Document element JATS output
Parts (chapter, abstract, etc.) <sec> with appropriate sec-type
Headings Auto-sectioning: headings open nested <sec> elements
Paragraphs <p>
Bold / italic / sup / sub <bold>, <italic>, <sup>, <sub>
Citations <xref ref-type="bibr"> with decoded source IDs
Footnotes Collected into a trailing <fn-group>
Math (TeX) <disp-formula> or <inline-formula> with <tex-math>
Figures <fig> with <graphic>, <caption>, <label>
Tables <table-wrap> with HTML-style table markup
Lists <list list-type="bullet"> or <list list-type="order">
Blockquotes <disp-quote>
Code blocks <code>
Hyperlinks <ext-link>

Options

interface JatsBodyOptions {
  prettyPrint?: boolean;  // Format XML with indentation (default: false)
  indent?: number;        // Spaces per indent level (default: 2)
}

JSON Schema Validation

The schema package can generate JSON Schema (Draft-07) definitions from the live ProseMirror schema. Use these to validate documents outside the editor.

Generating Schemas

npx nx run @sciflow/schema-prosemirror:generate-schema

This produces two files under packages/schema/prosemirror/dist/:

File Validates
manuscript.schema.json The doc portion of a snapshot
manuscript-snapshot.schema.json The full snapshot (doc + files + references)

Validating a Document

import Ajv from 'ajv';
import snapshotSchema from '@sciflow/schema-prosemirror/dist/manuscript-snapshot.schema.json';

const ajv = new Ajv();
const validate = ajv.compile(snapshotSchema);

if (!validate(snapshot)) {
  console.error('Invalid document:', validate.errors);
}

Importing Content

SciFlow does not ship a built-in importer from external formats (Word, Markdown, HTML). Documents must be provided as JSON conforming to the ProseMirror schema.

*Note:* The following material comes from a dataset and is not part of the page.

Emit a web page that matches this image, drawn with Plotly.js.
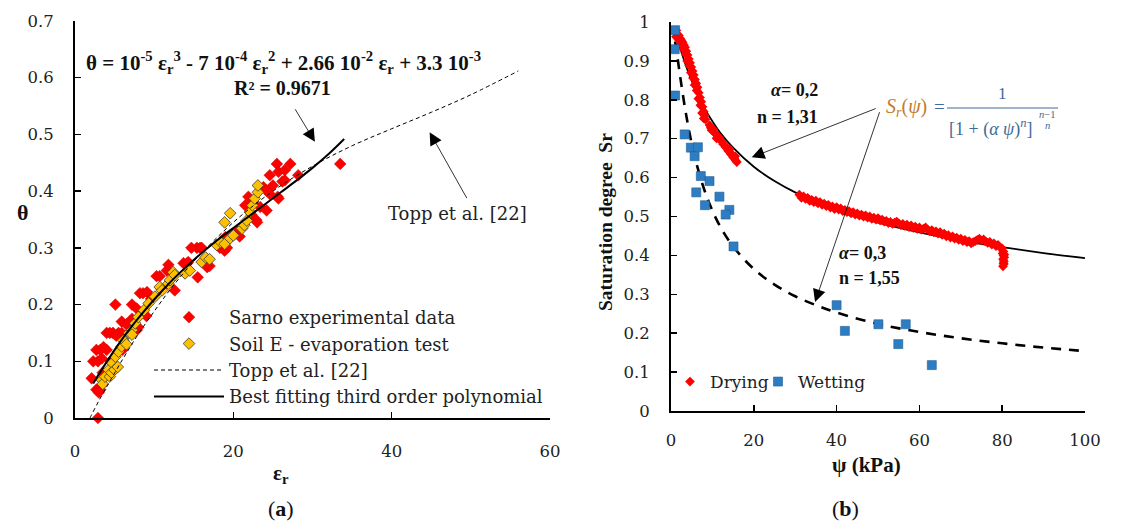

Building a Custom Importer

To import from external formats, construct a valid ProseMirror JSON tree:

// Minimal valid document
const imported = {
  doc: {
    type: 'doc',
    content: [
      {
        type: 'heading',
        attrs: { level: 1, id: 'title-1' },
        content: [{ type: 'text', text: 'Imported Article' }],
      },
      {
        type: 'paragraph',
        content: [{ type: 'text', text: 'First paragraph of imported content.' }],
      },
    ],
  },
  files: [],
  references: [],
};

Validate the result against the JSON schema before loading it into the editor.

Third-party converters

For Markdown → ProseMirror, consider libraries like prosemirror-markdown. For DOCX, mammoth.js can produce HTML that you then transform into ProseMirror JSON. These require mapping to SciFlow's specific node types.

Schema Migration

When the ProseMirror schema changes between versions (new attributes, renamed nodes, removed fields), existing documents may need migration.

Migration Strategy

  1. Regenerate the JSON schema after any schema change:

    npx nx run @sciflow/schema-prosemirror:generate-schema
    

  2. Validate existing documents against the new schema to identify breaking changes.

  3. Write a migration function that transforms old JSON to the new format:

    function migrateV1toV2(snapshot: any): SyncSnapshot {
      // Walk the document tree and transform nodes
      const migrateNode = (node: any) => {
        if (node.type === 'old_node_name') {
          node.type = 'new_node_name';
        }
        if (node.content) {
          node.content.forEach(migrateNode);
        }
        return node;
      };
    
      migrateNode(snapshot.doc);
      return snapshot;
    }
    

  4. Run migrations at load time in your sync strategy's load() method, before returning the snapshot to the editor.